The report notes that although Mr Bush vowed wrongdoers in the Abu Ghraib scandal would be brought to justice, no one above the rank of sergeant has faced prosecution. It challenges the finding of the US Schlesinger report that abuses at Abu Ghraib resulted from "management failure".

They were rather the direct product of "an environment of lawlessness" created by policy decisions taken at the highest levels of the Bush administration and supported by "a chorus of partisan pundits and academics" in the US who were "all too eager to abandon the principles on which their nation was founded", says the report.

These decisions included:

The decision not to apply the Geneva Conventions to prisoners held at Guantanamo, which ensured that "the gloves came off";

The decision to interpret "torture" narrowly and to "disappear" 11 or more terrorist suspects mainly in Afghanistan where beatings, threats and sexual humiliation were still being reported and six persons died in US custody;

The refusal to prosecute soldiers implicated in two deaths in Afghanistan in 2002 ruled as homicides;

The approval by Defence Secretary Donald Rumsfeld to allow interrogation at Guantanamo that violated the prohibition of cruel, inhuman or degrading treatment and possibly the ban on torture;

The approval by a Bush administration official of "water boarding" where the victim is made to believe he is drowning;

Sending suspects to Syria, Uzbekistan and Egypt, which practise systematic torture;

The decision to undermine the International Criminal Court;

And the decision "to concoct dubious legal theories to justify torture."

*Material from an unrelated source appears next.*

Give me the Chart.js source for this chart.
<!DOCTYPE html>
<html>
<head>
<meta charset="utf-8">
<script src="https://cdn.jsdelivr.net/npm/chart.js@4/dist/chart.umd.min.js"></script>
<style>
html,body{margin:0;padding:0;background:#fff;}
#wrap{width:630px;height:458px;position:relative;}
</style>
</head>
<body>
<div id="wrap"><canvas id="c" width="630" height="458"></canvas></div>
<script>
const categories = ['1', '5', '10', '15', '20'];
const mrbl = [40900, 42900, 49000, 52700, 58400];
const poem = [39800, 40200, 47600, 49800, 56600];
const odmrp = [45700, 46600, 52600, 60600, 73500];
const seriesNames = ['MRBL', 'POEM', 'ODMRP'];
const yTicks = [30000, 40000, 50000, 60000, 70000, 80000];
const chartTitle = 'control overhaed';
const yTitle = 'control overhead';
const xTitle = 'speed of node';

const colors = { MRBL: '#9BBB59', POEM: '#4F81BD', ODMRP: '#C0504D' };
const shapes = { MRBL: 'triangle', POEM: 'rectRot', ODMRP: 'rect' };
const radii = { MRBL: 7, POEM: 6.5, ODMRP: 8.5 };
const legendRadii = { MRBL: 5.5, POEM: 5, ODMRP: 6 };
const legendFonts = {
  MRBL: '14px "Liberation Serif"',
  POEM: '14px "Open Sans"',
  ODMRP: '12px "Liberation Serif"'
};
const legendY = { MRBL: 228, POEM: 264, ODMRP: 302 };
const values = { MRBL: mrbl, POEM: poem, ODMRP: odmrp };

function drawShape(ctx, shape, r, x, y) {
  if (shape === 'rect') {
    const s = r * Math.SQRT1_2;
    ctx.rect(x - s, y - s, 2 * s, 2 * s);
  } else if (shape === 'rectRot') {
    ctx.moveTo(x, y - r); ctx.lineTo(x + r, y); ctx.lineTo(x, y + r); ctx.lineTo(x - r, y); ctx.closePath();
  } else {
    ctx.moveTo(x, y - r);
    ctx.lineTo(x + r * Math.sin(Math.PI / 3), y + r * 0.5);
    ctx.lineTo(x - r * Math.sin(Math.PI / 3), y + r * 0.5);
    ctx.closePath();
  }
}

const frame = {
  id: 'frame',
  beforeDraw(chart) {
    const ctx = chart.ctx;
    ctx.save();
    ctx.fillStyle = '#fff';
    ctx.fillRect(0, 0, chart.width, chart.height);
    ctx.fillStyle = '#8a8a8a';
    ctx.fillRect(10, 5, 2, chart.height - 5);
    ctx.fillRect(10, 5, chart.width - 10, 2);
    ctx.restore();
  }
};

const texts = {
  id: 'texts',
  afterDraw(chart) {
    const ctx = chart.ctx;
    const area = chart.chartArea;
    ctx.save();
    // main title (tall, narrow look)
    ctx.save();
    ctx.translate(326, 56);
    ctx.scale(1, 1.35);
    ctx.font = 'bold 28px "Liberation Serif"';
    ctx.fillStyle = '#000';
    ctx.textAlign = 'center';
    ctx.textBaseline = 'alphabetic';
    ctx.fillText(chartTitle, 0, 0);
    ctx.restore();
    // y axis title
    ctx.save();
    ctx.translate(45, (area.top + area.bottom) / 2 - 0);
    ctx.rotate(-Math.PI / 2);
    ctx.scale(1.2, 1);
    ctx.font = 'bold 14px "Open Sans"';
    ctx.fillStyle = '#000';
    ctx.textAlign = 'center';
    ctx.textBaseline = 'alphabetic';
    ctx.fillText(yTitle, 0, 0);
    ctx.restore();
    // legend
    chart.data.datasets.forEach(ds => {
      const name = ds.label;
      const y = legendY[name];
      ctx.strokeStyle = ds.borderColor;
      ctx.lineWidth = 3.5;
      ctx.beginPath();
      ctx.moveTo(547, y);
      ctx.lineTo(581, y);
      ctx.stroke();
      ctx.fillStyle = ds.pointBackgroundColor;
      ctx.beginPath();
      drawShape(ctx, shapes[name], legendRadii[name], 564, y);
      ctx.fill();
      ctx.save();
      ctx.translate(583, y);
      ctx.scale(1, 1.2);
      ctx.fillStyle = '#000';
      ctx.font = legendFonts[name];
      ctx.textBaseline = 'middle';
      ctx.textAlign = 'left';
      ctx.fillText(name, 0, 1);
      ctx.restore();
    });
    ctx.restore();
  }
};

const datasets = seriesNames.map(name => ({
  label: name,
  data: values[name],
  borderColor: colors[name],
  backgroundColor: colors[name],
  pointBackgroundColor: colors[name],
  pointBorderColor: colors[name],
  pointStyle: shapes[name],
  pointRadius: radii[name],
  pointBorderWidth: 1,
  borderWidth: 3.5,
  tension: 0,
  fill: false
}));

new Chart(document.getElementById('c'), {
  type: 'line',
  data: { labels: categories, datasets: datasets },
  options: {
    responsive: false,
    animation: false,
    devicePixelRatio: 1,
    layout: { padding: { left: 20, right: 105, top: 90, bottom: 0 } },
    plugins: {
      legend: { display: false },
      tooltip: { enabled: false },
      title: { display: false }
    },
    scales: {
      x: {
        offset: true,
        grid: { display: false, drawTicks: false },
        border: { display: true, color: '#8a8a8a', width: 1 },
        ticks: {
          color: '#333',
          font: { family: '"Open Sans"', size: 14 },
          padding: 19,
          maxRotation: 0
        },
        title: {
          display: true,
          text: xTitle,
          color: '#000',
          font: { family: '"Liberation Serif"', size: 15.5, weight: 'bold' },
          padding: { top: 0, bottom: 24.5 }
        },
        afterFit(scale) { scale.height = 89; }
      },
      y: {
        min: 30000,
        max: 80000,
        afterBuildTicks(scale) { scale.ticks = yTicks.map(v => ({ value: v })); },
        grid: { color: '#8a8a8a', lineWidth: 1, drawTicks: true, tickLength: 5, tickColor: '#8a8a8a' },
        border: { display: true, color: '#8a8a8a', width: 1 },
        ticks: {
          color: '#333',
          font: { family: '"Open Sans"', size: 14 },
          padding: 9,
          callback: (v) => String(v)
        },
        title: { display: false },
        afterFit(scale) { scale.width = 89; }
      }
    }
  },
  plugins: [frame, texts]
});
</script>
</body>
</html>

Human Rights Watch also argues that a "warped and dangerous logic" lay behind the use of torture as it was less likely to produce reliable information. The report also faults EU governments Sweden, Germany, the Netherlands, Austria and the UK for returning or trying to return prisoners to countries where they are at risk of torture, and says the UK helped erode human rights standards by allowing foreign terrorist suspects to be detained without trial. This compromised the EU's ability to fill the void left by Washington.

The US is also accused of violating the laws of war in Iraq through killing incapacitated combatants, using unnecessary force against civilians and detaining hundreds of Iraqis "in accordance with no evident law".

The report also accuses the US of domestic human rights violations, including the misuse of a federal material witness law "to secretly arrest and detain Muslim men in the US without charge", and the violation of the rights of immigrants. It notes that harsh sentencing policies mean that the US with less than 5 per cent of the world's population holds 23 per cent of the world's prisoners.

The situation in Darfur meanwhile "is making a mockery of our vows of 'never again'," said Mr Roth, referring to the UN failure to stop the genocide in Rwanda.

The situation "cried out" for international involvement but the US, the UK and Australia were bogged down in Iraq, France was committed elsewhere, Canada was cutting back its peacekeeping commitments and Nato and the EU were preoccupied in Afghanistan and Bosnia so that "everyone has something more important to do than save the people of Darfur."

The US has gone so far as to say that "no new action is dictated" by its determination that genocide was taking place.

The 527-page report also accuses dozens of other countries of human rights abuses. It charges Israel with serious violations of international humanitarian law in Gaza and the West Bank, and accuses the Palestinian Authority of failing to take steps to halt suicide bombings.

It accuses Russia of widespread police torture and of further eroding human rights in the conflict over Chechnya.